**DATA SHOWN**:
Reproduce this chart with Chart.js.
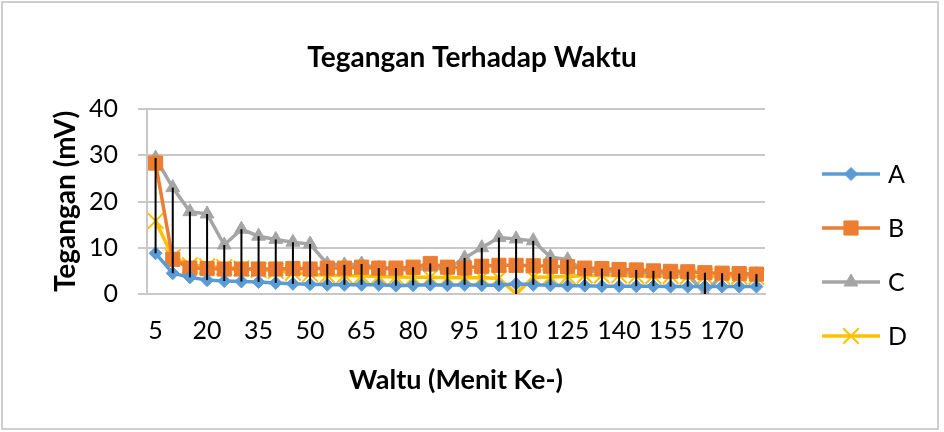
<!DOCTYPE html>
<html>
<head>
<meta charset="utf-8">
<script src="https://cdn.jsdelivr.net/npm/chart.js@4/dist/chart.umd.min.js"></script>
<style>
    html, body { margin: 0; padding: 0; background: #fff; }
</style>
</head>
<body>
<canvas id="voltageChart" width="944" height="432"></canvas>
<script>
// Menit ke- (x categories)
const minutes = [5, 10, 15, 20, 25, 30, 35, 40, 45, 50, 55, 60, 65, 70, 75, 80, 85, 90,
                 95, 100, 105, 110, 115, 120, 125, 130, 135, 140, 145, 150, 155, 160, 165, 170, 175, 180];

// Tegangan (mV) per series
const seriesA = [8.8, 4.5, 3.6, 3.0, 2.8, 2.7, 2.6, 2.4, 2.2, 2.1, 2.0, 2.0, 2.0, 2.0, 1.8, 1.9, 2.0, 1.9,
                 2.0, 1.9, 1.9, 2.2, 2.0, 1.9, 1.8, 1.8, 1.7, 1.7, 1.7, 1.7, 1.6, 1.6, 1.6, 1.6, 1.6, 1.6];
const seriesB = [28.3, 7.5, 5.6, 5.5, 5.4, 5.4, 5.4, 5.4, 5.5, 5.4, 5.6, 5.6, 5.8, 5.6, 5.6, 5.8, 6.6, 5.8,
                 5.6, 6.0, 6.2, 6.2, 6.1, 6.0, 5.9, 5.6, 5.5, 5.3, 5.2, 5.0, 4.9, 4.8, 4.6, 4.5, 4.4, 4.3];
const seriesC = [29.4, 23.0, 17.8, 17.3, 10.6, 14.0, 12.5, 11.8, 11.2, 10.8, 6.5, 6.3, 6.5, 5.6, 5.3, 5.2, 5.8, 5.4,
                 7.8, 10.0, 12.2, 11.9, 11.5, 8.0, 7.4, 5.0, 4.8, 4.8, 4.6, 4.6, 4.5, 4.4, 0, 4.3, 4.2, 4.2];
const seriesD = [15.8, 8.0, 6.2, 6.0, 5.8, 5.5, 5.2, 5.0, 4.6, 4.3, 4.0, 4.0, 3.9, 3.8, 3.7, 3.6, 3.6, 3.5,
                 3.5, 3.5, 3.4, 0, 3.6, 3.7, 3.8, 4.0, 4.0, 4.0, 3.9, 3.9, 3.9, 3.8, 3.8, 3.8, 3.8, 3.7];

const seriesNames = ["A", "B", "C", "D"];
const yTicks = [0, 10, 20, 30, 40];
const chartTitle = "Tegangan Terhadap Waktu";

const FONT = "Lato, 'Open Sans', sans-serif";
const GRID = "#c8c8c8";

function makeSet(label, data, color, style, radius) {
    return {
        label,
        data,
        borderColor: color,
        backgroundColor: color,
        borderWidth: 3.5,
        pointStyle: style,
        pointRadius: radius,
        pointHoverRadius: radius,
        pointBorderWidth: style === "crossRot" ? 2 : 1,
        pointBackgroundColor: color,
        pointBorderColor: color,
        tension: 0,
        fill: false
    };
}

// white background, frame round the chart, title centred on the whole canvas
const frame = {
    id: "frame",
    beforeDraw(chart) {
        const ctx = chart.ctx;
        ctx.save();
        ctx.fillStyle = "#fff";
        ctx.fillRect(0, 0, chart.width, chart.height);
        ctx.strokeStyle = "#bfbfbf";
        ctx.lineWidth = 1.5;
        ctx.strokeRect(2, 2, chart.width - 8, chart.height - 5);
        ctx.fillStyle = "#000";
        ctx.font = "bold 28px " + FONT;
        ctx.textAlign = "center";
        ctx.textBaseline = "middle";
        ctx.fillText(chartTitle, chart.width / 2, 58);
        ctx.restore();
    }
};

// Excel style high-low lines: from the highest to the lowest series value at each category
const highLow = {
    id: "highLow",
    afterDatasetsDraw(chart) {
        const ctx = chart.ctx;
        const x = chart.scales.x, y = chart.scales.y;
        ctx.save();
        ctx.strokeStyle = "#000";
        ctx.lineWidth = 2;
        minutes.forEach((m, i) => {
            const vals = chart.data.datasets.map(ds => ds.data[i]);
            const px = x.getPixelForValue(i);
            ctx.beginPath();
            ctx.moveTo(px, y.getPixelForValue(Math.max(...vals)));
            ctx.lineTo(px, y.getPixelForValue(Math.min(...vals)));
            ctx.stroke();
        });
        ctx.restore();
    }
};

// legend on the right: line with marker, then the name
const sideLegend = {
    id: "sideLegend",
    afterDraw(chart) {
        const ctx = chart.ctx;
        const left = chart.chartArea.right + 57;
        const top = 174, gap = 54;
        ctx.save();
        chart.data.datasets.forEach((ds, i) => {
            const cy = top + i * gap;
            ctx.strokeStyle = ds.borderColor;
            ctx.fillStyle = ds.borderColor;
            ctx.lineWidth = 3.5;
            ctx.beginPath();
            ctx.moveTo(left, cy);
            ctx.lineTo(left + 58, cy);
            ctx.stroke();
            ctx.lineWidth = ds.pointBorderWidth;
            Chart.helpers.drawPoint(ctx, {
                pointStyle: ds.pointStyle,
                radius: ds.pointRadius,
                borderWidth: ds.pointBorderWidth,
                rotation: 0
            }, left + 29, cy);
            ctx.fillStyle = "#000";
            ctx.font = "25px " + FONT;
            ctx.textBaseline = "middle";
            ctx.textAlign = "left";
            ctx.fillText(seriesNames[i], left + 66, cy + 1);
        });
        ctx.restore();
    }
};

new Chart(document.getElementById("voltageChart"), {
    type: "line",
    data: {
        labels: minutes,
        datasets: [
            makeSet(seriesNames[0], seriesA, "#5b9bd5", "rectRot", 6.5),
            makeSet(seriesNames[1], seriesB, "#ed7d31", "rect", 10),
            makeSet(seriesNames[2], seriesC, "#a5a5a5", "triangle", 8),
            makeSet(seriesNames[3], seriesD, "#ffc000", "crossRot", 11)
        ]
    },
    plugins: [frame, highLow, sideLegend],
    options: {
        responsive: false,
        animation: false,
        devicePixelRatio: 1,
        layout: { padding: { left: 10, right: 179, top: 109, bottom: 0 } },
        plugins: {
            legend: { display: false },
            tooltip: { enabled: false },
            title: { display: false }
        },
        scales: {
            x: {
                offset: true,
                grid: { display: false, drawTicks: false },
                border: { display: true, color: GRID, width: 2 },
                ticks: {
                    autoSkip: false,
                    maxRotation: 0,
                    padding: 22,
                    color: "#000",
                    font: { family: FONT, size: 25 },
                    callback: (v, i) => (i % 3 === 0 ? String(minutes[i]) : "")
                },
                title: {
                    display: true,
                    text: "Waltu (Menit Ke-)",
                    color: "#000",
                    font: { family: FONT, size: 27, weight: "bold" },
                    padding: { top: 0, bottom: 36 }
                },
                afterFit: s => { s.height = 138; }
            },
            y: {
                min: yTicks[0],
                max: yTicks[yTicks.length - 1],
                grid: { color: GRID, lineWidth: 2, tickLength: 9, drawTicks: true },
                border: { display: true, color: GRID, width: 2 },
                afterBuildTicks: s => { s.ticks = yTicks.map(v => ({ value: v })); },
                ticks: {
                    padding: 20,
                    color: "#000",
                    font: { family: FONT, size: 25 }
                },
                title: {
                    display: true,
                    text: "Tegangan (mV)",
                    color: "#000",
                    font: { family: FONT, size: 28, weight: "bold" },
                    padding: { top: 39, bottom: 0 }
                },
                afterFit: s => { s.width = 137; }
            }
        }
    }
});
</script>
</body>
</html>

**INSTRUCTIONS TO FOLLOW**: Return, unchanged, the lines from the first line of the material through the line that holds "170, 175, 180];", inclusive, omitting pictures.

**THE COMPLETED TASK**:
Reproduce this chart with Chart.js.
<!DOCTYPE html>
<html>
<head>
<meta charset="utf-8">
<script src="https://cdn.jsdelivr.net/npm/chart.js@4/dist/chart.umd.min.js"></script>
<style>
    html, body { margin: 0; padding: 0; background: #fff; }
</style>
</head>
<body>
<canvas id="voltageChart" width="944" height="432"></canvas>
<script>
// Menit ke- (x categories)
const minutes = [5, 10, 15, 20, 25, 30, 35, 40, 45, 50, 55, 60, 65, 70, 75, 80, 85, 90,
                 95, 100, 105, 110, 115, 120, 125, 130, 135, 140, 145, 150, 155, 160, 165, 170, 175, 180];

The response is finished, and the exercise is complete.